# Directions
Which lines fall between the line holding "What React, TypeScript" and the line holding "const protonRates = [3.47, 0.4];", inclusive? Retype them exactly, without the pictures, and add nothing else.

[start of Data shown]

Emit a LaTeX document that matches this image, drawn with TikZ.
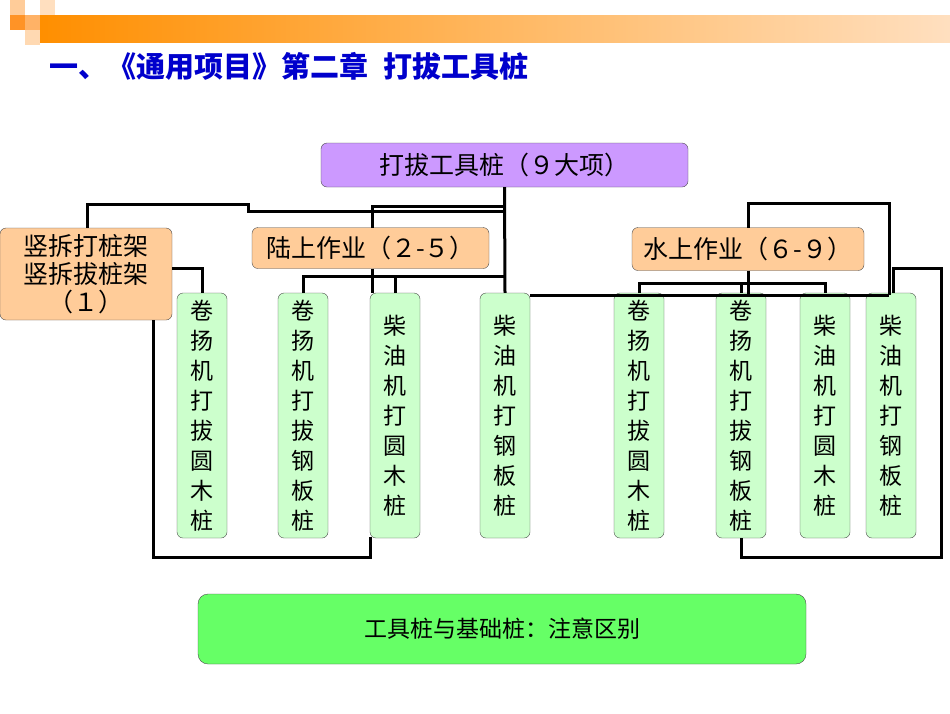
\documentclass[tikz,border=0pt]{standalone}
\usepackage{fontspec}
\newfontfamily\cjk{Noto Sans CJK SC}
\usetikzlibrary{calc}
\definecolor{purp}{HTML}{CC99FF}
\definecolor{peach}{HTML}{FFCC99}
\definecolor{lgreen}{HTML}{CCFFCC}
\definecolor{bgreen}{HTML}{66FF66}
\definecolor{tblue}{HTML}{0000CC}
\begin{document}
\begin{tikzpicture}[x=1pt,y=-1pt,
  box/.style={draw=black!70,rounded corners=6pt,inner sep=0pt},
  vb/.style={box,fill=lgreen,minimum width=50pt,minimum height=245pt,align=center,font=\cjk\fontsize{23}{30}\selectfont},
  ln/.style={line width=3pt}]
\useasboundingbox (0,0) rectangle (950,713);
\fill[white] (0,0) rectangle (950,713);
% header
\shade[left color=orange!90!red!80!yellow,right color=orange!25] (40,15) rectangle (950,42);
\fill[orange!40] (10,0) rectangle (25,15);
\fill[orange!60] (25,15) rectangle (40,30);
\fill[orange!30] (25,30) rectangle (40,45);
\fill[orange!85] (10,15) rectangle (25,30);
\fill[orange!25] (40,0) rectangle (55,15);
\node[anchor=west,text=tblue,font=\cjk\bfseries\fontsize{29}{32}\selectfont] (title) at (46,66) {一、《通用项目》第二章\enspace 打拔工具桩};
% nodes
\node[box,fill=purp,minimum width=367pt,minimum height=44pt,font=\cjk\fontsize{25}{28}\selectfont] (top) at (504.5,165) {打拔工具桩（９大项）};
\node[box,fill=peach,minimum width=172pt,minimum height=92pt,align=center,font=\cjk\fontsize{25}{28}\selectfont] (left) at (86,274) {竖拆打桩架\\竖拆拔桩架\\（１）};
\node[box,fill=peach,minimum width=237pt,minimum height=41pt,font=\cjk\fontsize{25}{28}\selectfont] (land) at (370.5,248) {陆上作业（２-５）};
\node[box,fill=peach,minimum width=232pt,minimum height=43pt,font=\cjk\fontsize{25}{28}\selectfont] (water) at (748,249) {水上作业（６-９）};
\node[vb] (b1) at (202,415.5) {卷\\扬\\机\\打\\拔\\圆\\木\\桩};
\node[vb] (b2) at (303,415.5) {卷\\扬\\机\\打\\拔\\钢\\板\\桩};
\node[vb] (b3) at (395,415.5) {柴\\油\\机\\打\\圆\\木\\桩};
\node[vb] (b4) at (505,415.5) {柴\\油\\机\\打\\钢\\板\\桩};
\node[vb] (b5) at (639,415.5) {卷\\扬\\机\\打\\拔\\圆\\木\\桩};
\node[vb] (b6) at (741,415.5) {卷\\扬\\机\\打\\拔\\钢\\板\\桩};
\node[vb] (b7) at (825,415.5) {柴\\油\\机\\打\\圆\\木\\桩};
\node[vb] (b8) at (891,415.5) {柴\\油\\机\\打\\钢\\板\\桩};
\node[box,fill=bgreen,rounded corners=10pt,minimum width=608pt,minimum height=70pt,font=\cjk\fontsize{23}{26}\selectfont] (note) at (502,629) {工具桩与基础桩：注意区别};
% connectors
\draw[ln] (top.south) -- (b4.north);
\draw[ln] (505,211) -- (248,211) -- (248,204) -- (87,204) -- (87,228);
\draw[ln] (505,206) -- (372,206) -- (372,227.5);
\draw[ln] (372,268.5) -- (372,293);
\draw[ln] (303,293) -- (303,276) -- (505,276);
\draw[ln] (395,276) -- (395,293);
\draw[ln] (172,268) -- (202,268) -- (202,293);
\draw[ln] (153,320) -- (153,557) -- (370,557) -- (370,537);
\draw[ln] (530,295) -- (889,295);
\draw[ln] (748,227.5) -- (748,203) -- (889,203) -- (889,295);
\draw[ln] (748,270.5) -- (748,295);
\draw[ln] (639,293) -- (639,283) -- (825,283) -- (825,293);
\draw[ln] (741,283) -- (741,293);
\draw[ln] (741,538) -- (741,557) -- (941,557) -- (941,268) -- (893,268) -- (893,293);
\end{tikzpicture}
\end{document}
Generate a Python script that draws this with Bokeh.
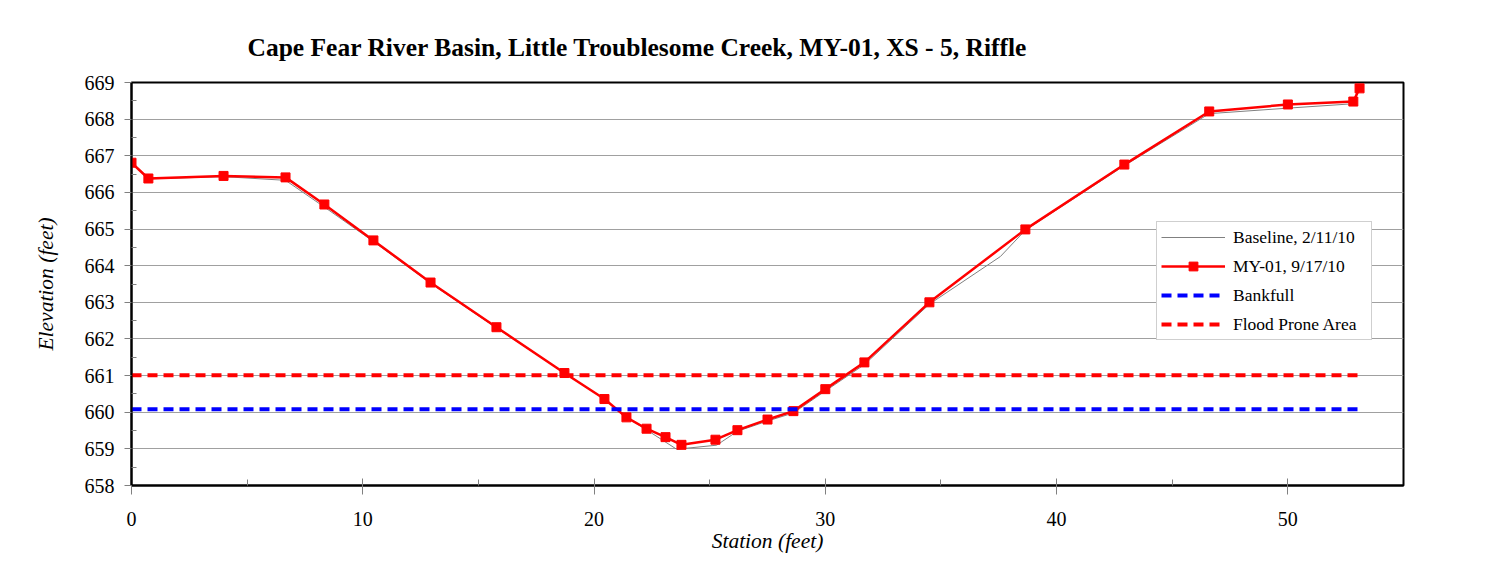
from bokeh.plotting import figure
from bokeh.models import FixedTicker, Legend, LegendItem, Range1d
from bokeh.embed import file_html
from bokeh.resources import INLINE

# Data
station_my01 = [0.0, 0.73, 3.98, 6.66, 8.34, 10.46, 12.93, 15.78, 18.72, 20.45, 21.4,
                22.27, 23.09, 23.78, 25.25, 26.2, 27.5, 28.62, 30.0, 31.69, 34.5,
                38.65, 42.93, 46.6, 50.0, 52.83, 53.1]
elev_my01 = [666.81, 666.38, 666.45, 666.41, 665.67, 664.69, 663.54, 662.32, 661.07,
             660.36, 659.86, 659.55, 659.32, 659.11, 659.25, 659.51, 659.80, 660.03,
             660.63, 661.36, 663.0, 664.99, 666.76, 668.21, 668.40, 668.48, 668.84]

station_base = [0.0, 0.73, 3.98, 6.66, 8.34, 10.46, 12.93, 15.78, 18.72, 20.45, 21.4,
                22.27, 23.57, 25.3, 26.2, 27.5, 28.62, 30.0, 31.69, 34.5, 37.57,
                38.65, 42.93, 46.6, 50.0, 52.83, 53.1]
elev_base = [666.8, 666.37, 666.43, 666.33, 665.6, 664.66, 663.52, 662.3, 661.07,
             660.36, 659.86, 659.52, 658.99, 659.1, 659.48, 659.76, 659.98, 660.58,
             661.3, 662.95, 664.25, 664.97, 666.73, 668.15, 668.3, 668.42, 668.84]

bankfull_x = [0.0, 53.1]
bankfull_y = [660.08, 660.08]
flood_x = [0.0, 53.1]
flood_y = [661.01, 661.01]

x_ticks = [0, 10, 20, 30, 40, 50]
x_minor = [5, 15, 25, 35, 45]
y_ticks = list(range(658, 670))
y_minor = [658.5 + i for i in range(11)]

FONT = "Liberation Serif"

p = figure(width=1476, height=560, output_backend="svg", toolbar_location=None,
           x_range=Range1d(0, 55), y_range=Range1d(658, 669),
           min_border_left=131, min_border_right=73, min_border_top=82,
           min_border_bottom=75)

p.title.text = "Cape Fear River Basin, Little Troublesome Creek, MY-01, XS - 5, Riffle"
p.title.text_font = FONT
p.title.text_font_size = "25.5px"
p.title.text_font_style = "bold"
p.title.text_color = "black"
p.title.align = "left"
p.title.offset = 116
p.title.standoff = 41

p.outline_line_color = "black"
p.outline_line_width = 2
p.background_fill_color = "white"
p.border_fill_color = "white"

p.xgrid.visible = False
p.ygrid.grid_line_color = "#a0a0a0"
p.ygrid.grid_line_width = 1
p.ygrid.ticker = FixedTicker(ticks=y_ticks)

p.xaxis.ticker = FixedTicker(ticks=x_ticks, minor_ticks=x_minor)
p.yaxis.ticker = FixedTicker(ticks=y_ticks, minor_ticks=y_minor)

p.axis.axis_line_color = "black"
p.axis.axis_line_width = 2
p.axis.major_tick_line_color = "#808080"
p.axis.minor_tick_line_color = "#808080"
p.axis.major_label_text_font = FONT
p.axis.major_label_text_font_size = "20px"
p.axis.major_label_text_color = "black"
p.axis.axis_label_text_font = FONT
p.axis.axis_label_text_font_size = "21.5px"
p.axis.axis_label_text_font_style = "italic"
p.axis.axis_label_text_color = "black"

p.xaxis.major_tick_in = 7
p.xaxis.major_tick_out = 9
p.xaxis.minor_tick_in = 6
p.xaxis.minor_tick_out = 0
p.xaxis.major_label_standoff = 17
p.xaxis.axis_label = "Station (feet)"
p.xaxis.axis_label_standoff = 0

p.yaxis.major_tick_in = 0
p.yaxis.major_tick_out = 7
p.yaxis.minor_tick_in = 5
p.yaxis.minor_tick_out = 0
p.yaxis.major_label_standoff = 10
p.yaxis.axis_label = "Elevation (feet)"
p.yaxis.axis_label_standoff = 24

r_base = p.line(station_base, elev_base, line_color="#808080", line_width=1)
r_my = p.line(station_my01, elev_my01, line_color="#ff0000", line_width=2.5)
r_my_pts = p.scatter(station_my01, elev_my01, marker="square", size=9,
                     fill_color="#ff0000", line_color="#ff0000")
r_bank = p.line(bankfull_x, bankfull_y, line_color="#0000ff", line_width=4,
                line_dash="10 6")
r_flood = p.line(flood_x, flood_y, line_color="#ff0000", line_width=4,
                 line_dash="10 6")

legend = Legend(items=[
    LegendItem(label="Baseline, 2/11/10", renderers=[r_base]),
    LegendItem(label="MY-01, 9/17/10", renderers=[r_my, r_my_pts]),
    LegendItem(label="Bankfull", renderers=[r_bank]),
    LegendItem(label="Flood Prone Area", renderers=[r_flood]),
], location=(1025, 145))
legend.label_text_font = FONT
legend.label_text_font_size = "17.5px"
legend.label_text_color = "black"
legend.glyph_width = 64
legend.glyph_height = 22
legend.label_height = 22
legend.label_width = 134
legend.label_standoff = 8
legend.spacing = 7
legend.padding = 4
legend.margin = 0
legend.border_line_color = "#a0a0a0"
legend.border_line_width = 1
legend.background_fill_color = "white"
legend.background_fill_alpha = 1.0
p.add_layout(legend, "center")

open("out.html", "w").write(file_html(p, INLINE))
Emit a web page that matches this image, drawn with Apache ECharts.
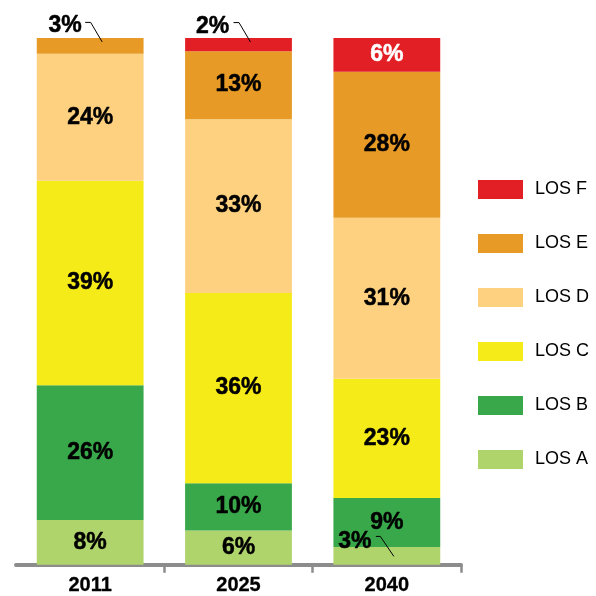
<!DOCTYPE html>
<html>
<head>
<meta charset="utf-8">
<script src="https://cdn.jsdelivr.net/npm/echarts@6/dist/echarts.min.js"></script>
<style>html,body{margin:0;padding:0;background:#fff;}#c{width:596px;height:596px;}</style>
</head>
<body>
<div id="c"></div>
<script>
const years = ['2011', '2025', '2040'];
const losA = [8.5, 6.5, 3.4];
const losB = [25.6, 9.0, 9.3];
const losC = [38.8, 36.1, 22.6];
const losD = [24.1, 33.0, 30.6];
const losE = [3.0, 12.9, 27.7];
const losF = [0, 2.5, 6.4];
const labA = ['8%', '6%', '3%'];
const labB = ['26%', '10%', '9%'];
const labC = ['39%', '36%', '23%'];
const labD = ['24%', '33%', '31%'];
const labE = ['3%', '13%', '28%'];
const labF = ['', '2%', '6%'];
const seriesNames = ['LOS A', 'LOS B', 'LOS C', 'LOS D', 'LOS E', 'LOS F'];
const colors = ['#b0d46c', '#38a84a', '#f5eb18', '#fed180', '#e79a25', '#e31f26'];

const values = [losA, losB, losC, losD, losE, losF];
const labels = [labA, labB, labC, labD, labE, labF];
// small segments whose label sits outside with a leader line:
// [seriesIndex, dataIndex, label dx, label dy, leader points relative to segment centre]
const outside = [
  [4, 0, -25, -20, [[-5, -23.5], [0.5, -23.5], [12, -4]]],
  [5, 1, -26, -18, [[-5, -22], [0.5, -22], [12, -2.5]]],
  [0, 2, -32, -14, [[-11, -19.5], [-6.5, -19.5], [7, 0.5]]]
];

const font = '"Liberation Sans", Arial, sans-serif';

const series = values.map((vals, si) => ({
  name: seriesNames[si],
  type: 'bar',
  stack: 'total',
  barWidth: '72%',
  itemStyle: { color: colors[si] },
  label: {
    show: true,
    position: 'inside',
    fontFamily: font,
    fontWeight: 'bold',
    fontSize: 23,
    color: si === 5 ? '#ffffff' : '#000000',
    textBorderColor: si === 5 ? '#ffffff' : '#000000',
    textBorderWidth: 0.5,
    formatter: p => labels[si][p.dataIndex]
  },
  labelLayout: function (p) {
    for (const o of outside) {
      if (o[0] === si && o[1] === p.dataIndex) return { dx: o[2], dy: o[3] };
    }
    return {};
  },
  data: vals.map((v, di) => {
    const o = outside.find(x => x[0] === si && x[1] === di);
    if (o) return { value: v, label: { color: '#000', textBorderColor: '#000' } };
    return v;
  })
}));

const chart = echarts.init(document.getElementById('c'));
chart.setOption({
  animation: false,
  backgroundColor: '#ffffff',
  grid: { left: 16, right: 135, top: 38, bottom: 30 },
  xAxis: {
    type: 'category',
    data: years,
    axisLine: { lineStyle: { color: '#8c8c8c', width: 4 } },
    axisTick: { show: true, length: 8, lineStyle: { color: '#8c8c8c', width: 2.5 }, interval: (i) => i !== 0 },
    axisLabel: { color: '#000', fontFamily: font, fontWeight: 'bold', fontSize: 20, margin: 11, textBorderColor: '#000', textBorderWidth: 0.3 }
  },
  yAxis: { type: 'value', min: 0, max: 100, show: false },
  legend: {
    orient: 'vertical',
    left: 473,
    top: 175,
    itemWidth: 45,
    itemHeight: 19,
    itemGap: 35,
    icon: 'rect',
    data: ['LOS F', 'LOS E', 'LOS D', 'LOS C', 'LOS B', 'LOS A'],
    textStyle: { color: '#000', fontFamily: font, fontSize: 18, padding: [0, 0, 0, 7] }
  },
  series: series
});

// leader lines, anchored at each small segment's centre via the chart's own scales
const graphics = outside.map(o => {
  const si = o[0], di = o[1];
  let base = 0;
  for (let k = 0; k < si; k++) base += values[k][di];
  const c = chart.convertToPixel({ gridIndex: 0 }, [di, base + values[si][di] / 2]);
  return {
    type: 'polyline',
    silent: true,
    z: 100,
    shape: { points: o[4].map(p => [c[0] + p[0], c[1] + p[1]]) },
    style: { stroke: '#000', lineWidth: 1, fill: null }
  };
});
chart.setOption({ graphic: graphics });
</script>
</body>
</html>
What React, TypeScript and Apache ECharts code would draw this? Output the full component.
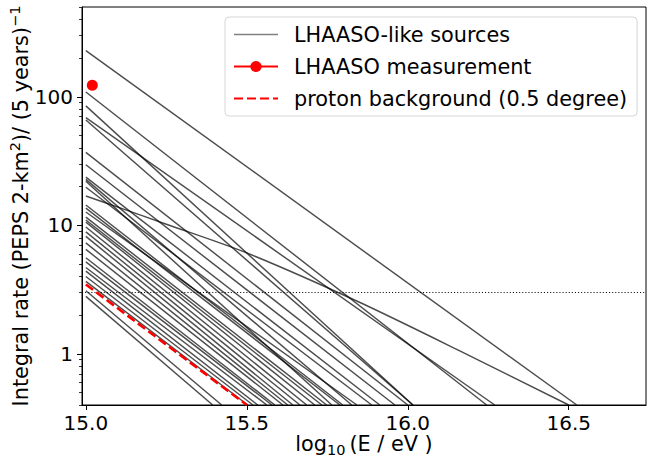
import React, { useEffect, useRef } from "react";
import * as echarts from "echarts";

// ---- axis ranges & ticks ----
const xMin = 14.988;
const xMax = 16.74;
const yMin = 0.4;
const yMax = 500;
const xTickValues = [15.0, 15.5, 16.0, 16.5];
const yMajorTicks = [1, 10, 100];
const yMinorTicks = [
  0.4, 0.5, 0.6, 0.7, 0.8, 0.9,
  2, 3, 4, 5, 6, 7, 8, 9,
  20, 30, 40, 50, 60, 70, 80, 90,
  200, 300, 400, 500,
];

// ---- LHAASO-like sources (straight in log-log): rate at log10E = 15.0, and log10E where rate falls to 0.4 ----
const sourceStartEnergy = 15.0;
const sourceFloorRate = 0.4;
const sourceStartRates = [
  229, 109, 85, 69, 66, 37, 29.6, 23.7, 22.8, 22.0, 19.8, 14.4, 13.6, 12.7, 11.6,
  11.0, 10.6, 9.7, 8.9, 8.2, 7.3, 6.5, 5.6, 5.2, 4.7, 4.4, 4.0, 3.66, 3.1, 2.8,
];
const sourceEndEnergies = [
  16.525, 16.245, 16.016, 16.27, 16.016, 16.0, 15.96, 15.913, 15.826, 15.764,
  15.888, 15.798, 15.789, 15.842, 15.748, 15.733, 15.711, 15.686, 15.665, 15.643,
  15.627, 15.612, 15.587, 15.578, 15.562, 15.534, 15.519, 15.503, 15.422, 15.394,
];

// ---- one curved source ----
const curvedEnergies = [15.0, 15.095, 15.25, 15.5, 15.85, 16.16, 16.5];
const curvedRates = [16.9, 14.0, 10.2, 6.1, 2.52, 1.06, 0.4];

// ---- proton background ----
const protonEnergies = [15.0, 15.5];
const protonRates = [3.47, 0.4];

// ---- LHAASO measurement ----
const measurementEnergy = 15.02;
const measurementRate = 123;

// ---- threshold (dotted) ----
const thresholdRate = 3;

const SOURCES = "LHAASO-like sources";
const MEAS = "LHAASO measurement";
const PROTON = "proton background (0.5 degree)";
const FONT = "DejaVu Sans";
const HIDDEN_SYMBOL = { color: "rgba(0,0,0,0)", borderColor: "rgba(0,0,0,0)", borderWidth: 0 };

export default function App() {
  const ref = useRef<HTMLDivElement>(null);

  useEffect(() => {
    if (!ref.current) return;
    const chart = echarts.init(ref.current, undefined, { renderer: "svg" });

    const grayLine = { color: "rgba(0,0,0,0.7)", width: 1.45 };

    const series: any[] = [];
    sourceStartRates.forEach((r, i) => {
      series.push({
        type: "line",
        name: SOURCES,
        data: [
          [sourceStartEnergy, r],
          [sourceEndEnergies[i], sourceFloorRate],
        ],
        symbol: "none",
        showSymbol: false,
        lineStyle: grayLine,
        silent: true,
        clip: true,
        z: 2,
      });
    });
    series.push({
      type: "line",
      name: SOURCES,
      data: curvedEnergies.map((e, i) => [e, curvedRates[i]]),
      symbol: "none",
      showSymbol: false,
      smooth: 0.25,
      lineStyle: grayLine,
      silent: true,
      clip: true,
      z: 2,
    });
    series.push({
      type: "line",
      name: "threshold",
      data: [
        [xMin, thresholdRate],
        [xMax, thresholdRate],
      ],
      symbol: "none",
      showSymbol: false,
      lineStyle: { color: "#111", width: 1.1, type: [1.1, 2] },
      silent: true,
      z: 1,
    });
    series.push({
      type: "line",
      name: PROTON,
      data: protonEnergies.map((e, i) => [e, protonRates[i]]),
      symbol: "none",
      showSymbol: false,
      lineStyle: { color: "#ff0000", width: 2.6, type: [9, 4] },
      itemStyle: { color: "#ff0000" },
      silent: true,
      clip: true,
      z: 3,
    });
    series.push({
      type: "line",
      name: MEAS,
      data: [[measurementEnergy, measurementRate]],
      symbol: "circle",
      symbolSize: 11,
      showSymbol: true,
      itemStyle: { color: "#ff0000" },
      lineStyle: { color: "#ff0000", width: 1.3 },
      silent: true,
      z: 4,
    });

    chart.setOption({
      animation: false,
      backgroundColor: "#ffffff",
      grid: {
        left: 82,
        right: 1,
        top: 7,
        bottom: 52,
        containLabel: false,
        outerBoundsMode: "none",
        show: true,
        borderColor: "#000",
        borderWidth: 1,
        backgroundColor: "transparent",
      },
      legend: {
        orient: "vertical",
        left: 225,
        top: 17,
        data: [
          { name: SOURCES, itemStyle: HIDDEN_SYMBOL, lineStyle: { color: "#808080", width: 1.6 } },
          { name: MEAS },
          { name: PROTON, itemStyle: HIDDEN_SYMBOL },
        ],
        itemWidth: 44,
        itemHeight: 14,
        itemGap: 11,
        padding: [7, 10, 7, 8],
        selectedMode: false,
        backgroundColor: "rgba(255,255,255,0.85)",
        borderColor: "#d6d6d6",
        borderWidth: 1,
        borderRadius: 4,
        textStyle: {
          fontFamily: FONT,
          fontSize: 20.8,
          color: "#000",
          padding: [0, 0, 0, 11],
        },
      },
      xAxis: {
        type: "value",
        min: xMin,
        max: xMax,
        axisLine: { show: true, onZero: false, lineStyle: { color: "#000", width: 1 } },
        axisTick: {
          show: true,
          customValues: xTickValues,
          length: 5,
          lineStyle: { color: "#000", width: 1 },
        },
        axisLabel: {
          customValues: xTickValues,
          formatter: (v: number) => v.toFixed(1),
          fontFamily: FONT,
          fontSize: 20,
          color: "#000",
          margin: 8,
        },
        splitLine: { show: false },
        name: "log{sub|10}(E / eV )",
        nameLocation: "middle",
        nameGap: 25,
        nameMoveOverlap: false,
        nameTextStyle: {
          fontFamily: FONT,
          fontSize: 20.8,
          color: "#000",
          lineHeight: 27,
          rich: {
            sub: {
              fontFamily: FONT,
              fontSize: 14.5,
              color: "#000",
              lineHeight: 15,
              verticalAlign: "bottom",
              padding: [0, 4, 0, 0],
            },
          },
        },
      },
      yAxis: [
        {
          type: "log",
          logBase: 10,
          min: yMin,
          max: yMax,
          position: "left",
          axisLine: { show: true, onZero: false, lineStyle: { color: "#000", width: 1 } },
          axisTick: {
            show: true,
            customValues: yMajorTicks,
            length: 5,
            lineStyle: { color: "#000", width: 1 },
          },
          axisLabel: {
            customValues: yMajorTicks,
            formatter: (v: number) => String(Math.round(v)),
            fontFamily: FONT,
            fontSize: 20,
            color: "#000",
            margin: 9,
          },
          splitLine: { show: false },
          minorTick: { show: false },
          name: "Integral rate (PEPS 2-km{sup|2})/ (5 years){sup|−1}",
          nameLocation: "middle",
          nameGap: 48,
          nameRotate: 90,
          nameMoveOverlap: false,
          nameTextStyle: {
            fontFamily: FONT,
            fontSize: 20.8,
            color: "#000",
            lineHeight: 27,
            rich: {
              sup: {
                fontFamily: FONT,
                fontSize: 14.5,
                color: "#000",
                lineHeight: 15,
                verticalAlign: "top",
              },
            },
          },
        },
        {
          type: "log",
          logBase: 10,
          min: yMin,
          max: yMax,
          position: "left",
          offset: 0,
          axisLine: { show: false },
          axisTick: {
            show: true,
            customValues: yMinorTicks,
            length: 3,
            lineStyle: { color: "#000", width: 0.8 },
          },
          axisLabel: { show: false },
          splitLine: { show: false },
          minorTick: { show: false },
        },
      ],
      series,
    });

    return () => chart.dispose();
  }, []);

  return (
    <div
      ref={ref}
      style={{ position: "fixed", left: 0, top: 0, width: 647, height: 457, background: "#fff" }}
    />
  );
}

[end of Data shown]

# Written answer
What React, TypeScript and Apache ECharts code would draw this? Output the full component.
import React, { useEffect, useRef } from "react";
import * as echarts from "echarts";

// ---- axis ranges & ticks ----
const xMin = 14.988;
const xMax = 16.74;
const yMin = 0.4;
const yMax = 500;
const xTickValues = [15.0, 15.5, 16.0, 16.5];
const yMajorTicks = [1, 10, 100];
const yMinorTicks = [
  0.4, 0.5, 0.6, 0.7, 0.8, 0.9,
  2, 3, 4, 5, 6, 7, 8, 9,
  20, 30, 40, 50, 60, 70, 80, 90,
  200, 300, 400, 500,
];

// ---- LHAASO-like sources (straight in log-log): rate at log10E = 15.0, and log10E where rate falls to 0.4 ----
const sourceStartEnergy = 15.0;
const sourceFloorRate = 0.4;
const sourceStartRates = [
  229, 109, 85, 69, 66, 37, 29.6, 23.7, 22.8, 22.0, 19.8, 14.4, 13.6, 12.7, 11.6,
  11.0, 10.6, 9.7, 8.9, 8.2, 7.3, 6.5, 5.6, 5.2, 4.7, 4.4, 4.0, 3.66, 3.1, 2.8,
];
const sourceEndEnergies = [
  16.525, 16.245, 16.016, 16.27, 16.016, 16.0, 15.96, 15.913, 15.826, 15.764,
  15.888, 15.798, 15.789, 15.842, 15.748, 15.733, 15.711, 15.686, 15.665, 15.643,
  15.627, 15.612, 15.587, 15.578, 15.562, 15.534, 15.519, 15.503, 15.422, 15.394,
];

// ---- one curved source ----
const curvedEnergies = [15.0, 15.095, 15.25, 15.5, 15.85, 16.16, 16.5];
const curvedRates = [16.9, 14.0, 10.2, 6.1, 2.52, 1.06, 0.4];

// ---- proton background ----
const protonEnergies = [15.0, 15.5];
const protonRates = [3.47, 0.4];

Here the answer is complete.